この日はCONPASSで行われたgoatの2ndアルバム「RHYTHM & SOUND」レコ発パーティに行ってきました。
前作のレコ発から約1年半。この間、goatは精力的に活動を続け、それにより話題が話題を呼ぶ形でその名が広まり、バンドの司令塔である日野浩志郎をはじめ、昨年は正に飛躍の年を迎えていたと思います。その勢いは、2ndのリリースによって更に拍車をかけているようですが、それから1ヶ月、彼らのホ―ムグラウンドであるCONPASSでのこの日のリリースパーティは、前回に勝るとも劣らない濃密な一夜となりました。
開演間近に会場入りすると、行松陽介が静謐なピアノにうっすらとホワイトノイズが染み渡るようなチルアウトなDJを、ガッチリとした体躯を揺らし、小刻みにミキサーのツマミをいじりながらプレイしていました。
DJの流れを引き継ぐように登場した、トップバッターのゑでぃまぁこんを観るのは久し振りな気がしましたが、実に4年ぶりでした。MCも無く、曲間も最低限に抑え、粛々と演奏が進められるステージは、それぞれのメンバーが、楽曲にとって最も必要な音を一片の無駄も無く丁寧に折り重ねて行くようで、敬虔な気分にさえなるその研ぎ澄まされた演奏は、その集中力と楽曲に身を捧げるような印象が、goatとつながっているように感じました。
転換に入ると、行松氏のDJはおもむろにビート感を強めていき、ミニマルな四つ打でフロアをガンガン揺らします。そのダンスビートにシームレスにつながり、STEVEN PORTERの演奏がスタート。ラップトップを使ったエレクトロ・ダンス・ミュージックのデュオですが、重く鋭いキックが気の底から轟くようなビートの上に、微細なテクスチャーが折り重なりながら時々刻々と変遷し、広大なアンビエンスを描くそのサウンドの感触は、まるで和太鼓。リズムにも、単純な四つ打ちによらない、複数の大太鼓が連なって打ち鳴らされるようなトライバルなムードがあり、聴きようによっては電子音が屋外に響き渡る残響音や吹きすさぶ強風を模しているようにも聴こえ、禍々しくも肉体的な強靭さを感じました。
そしてこの日のトリは勿論goat。前回観た時に逆転していたギターとサックスの位置は元に戻っていました。

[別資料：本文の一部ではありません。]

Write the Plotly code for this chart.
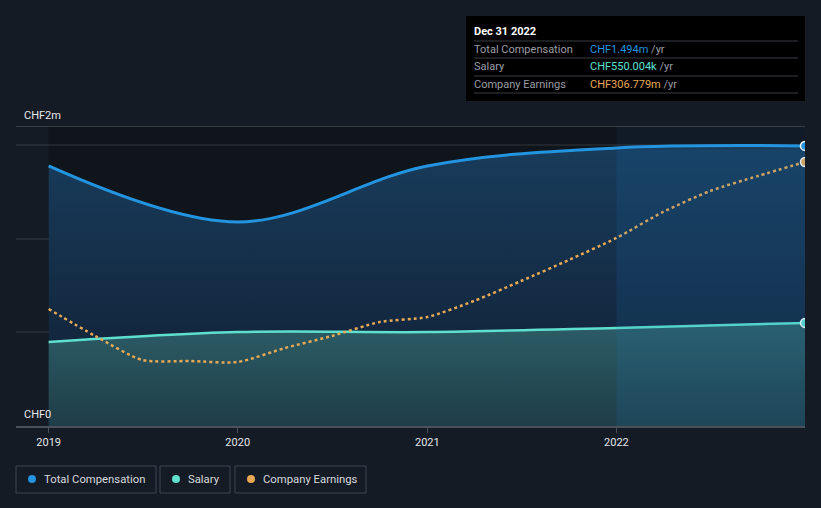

新作リリース後も途切れないオファー、バンドの熟練度の高さ、お客さんの熱い期待、ホームの安定感、どれもが功を奏したのか、研ぎ澄まされつつもガチガチにならず、弾力性のある筋肉が演奏に合わせて伸縮するのを感じるような、終始グルーヴィな演奏でした。元々、録音ソースでは表現し切れないフィジカルさがライブでの持ち味でしたが、特にこの日はバンド全体が隆起する筋肉のようで、繰り出すパンチの鋭さ、スピード感、そして、これまでメンバー自身も意識的にしてきたはずの内に向かうストイックなエネルギーが、既に内側に収まり切らずに外へと盛大に溢れ出していることによるギラギラしたオーラが、容赦なくフロアへと放出されていました。1stアルバムを始めて聴いた時の衝撃とはまた違う意味で、筆舌に尽くし難い一種異様な、そして凄まじく格好良い音楽が、新たに生み出されたかのような強烈なパフォーマンスを見せてくれました。
goatの規格外の演奏もさることながら、そこに至るまでに一直線に並んだこの日の出演者とそれらを繋いだDJの、極めて興味深く、イージーさのかけらもない密度の濃さが、ひとつの作品のように見事にこの日のレコ発を作り上げていたように思います。隅から隅まで新鮮な音しかないのも、彼らのイベントの面白さ。そんな彼らの名を冠して、6月にまた同じ場所でイベントがあるそうで、こちらも気になりますね。